Lantas bagaimana bila suara banyak tidak mencerminkan mayoritas provinsi di Indonesia ? Seperti halnya sekarang berdasarkan QC Jokowi mendapatkan suara terbanyak, sementara Prabowo memenangkan lebih banyak jumlah provinsi memilihnya ?  Tahun 2014 masalah ini pernah dipertanyakan ke Mahkamah Konstitusi. Hasilnya keluarlah putusan MK No. 50/PUU-XII/2014. Apabila pasangan capres hanya 2, maka yang berlaku adalah suara terbanyak, tanpa memperhatikan sebaran pemilih lagi. 

Lantas dimana keadilan dengan provinsi yang memenangkan paslon gagal jadi presiden? Sistem politik kita menganut desentralisasi dan pemisahan kekuasaan yang jelas. Artinya kekuasaan Presiden bukan satu satunya kekuasaan di Indonesia. Dia bukan raja atau bukan otoriter. Dia hanya administratur negara dan pemerintahan. Tugasnya melaksanakan amanah UU dan itu berlaku bagi semua provinsi.
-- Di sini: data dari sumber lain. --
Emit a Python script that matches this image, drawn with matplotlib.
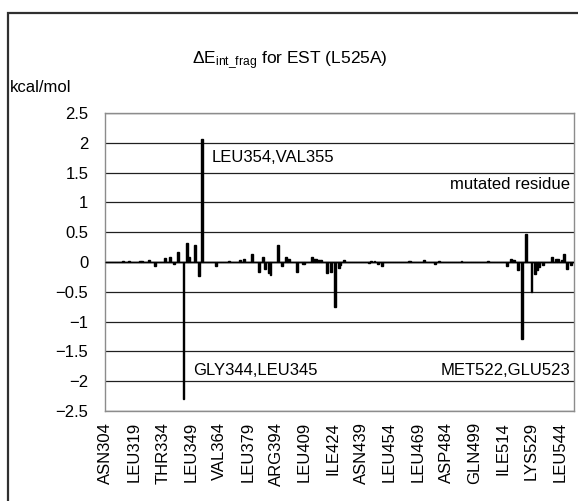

Jadi walau Jokowi kalah di Sumbar, Aceh, Sumsel, dan lainnya,  secara UU dia wajib membangun provinsi itu.  Setelah Jokowi jadi presiden maka dia bukan lagi presiden yang memilihnya tetapi juga yang tidak memilihnya. Dan itu diikat dengan UUD, UU dan sumpah jabatan. 


Thursday, April 18, 2019

Dewasa berdemokrasi



Dalam sistem demokrasi, kekuatan politik itu bukan melulu berasal dari lembaga formal tetapi juga lembaga informal seperti media massa. Media massa adalah kekuatan keempat dalam sistem demokrasi yang diakui oleh UU. Artinya kebenaran itu bukan monopoli lembaga formal saja. Masyarakat juga berhak secara langsung mengawasi jalannya proses demokrasi. Nah dalam proses pemilu dikenal dengan Quick Count. Siapa yang melaksanakan quick Count itu? Ya lembaga Survey. Siapa yang menentukan kredibilitas dari Lembaga Survey itu? ya masyarakat lewat media massa. Contoh kalau ada lembaga Survey yang mengeluarkan hasil survey dan quick count namun tidak diakui profesinalitas nya oleh media massa maka hasil survey itu tidak akan diliput dan tidak akan dijadikan referensi berita.

Semua orang yang memahami aturan demokrasi harus paham ini. Bahwa dia tidak bisa seenaknya mengatur jalannya pemilu dengan berkonspirasi dengan KPU dan Bawaslu. Andaikan pemerintah merekayasa kemenangan pemilu terhadap Jokowi. Itu akan mudah dikoreksi oleh Lembaga survey. Media massa akan memberitakan itu sebagai bahan berita seksi. Seandainya pemerintah tetap ngotot menentukan hasil sepihak, maka ada lagi yang akan bersikap keras terhadap itu. Siapa ? Pelaku pasar. Investor akan menarik posisi di pasar uang dan modal. Ini dampaknya akan sistemik. Ini jauh lebih ditakuti oleh pemerintah daripada ancaman aksi people power. Makanya pemerintah yang sehat sangat paham bagaimana menjaga proses pemilu berlangsung bersih.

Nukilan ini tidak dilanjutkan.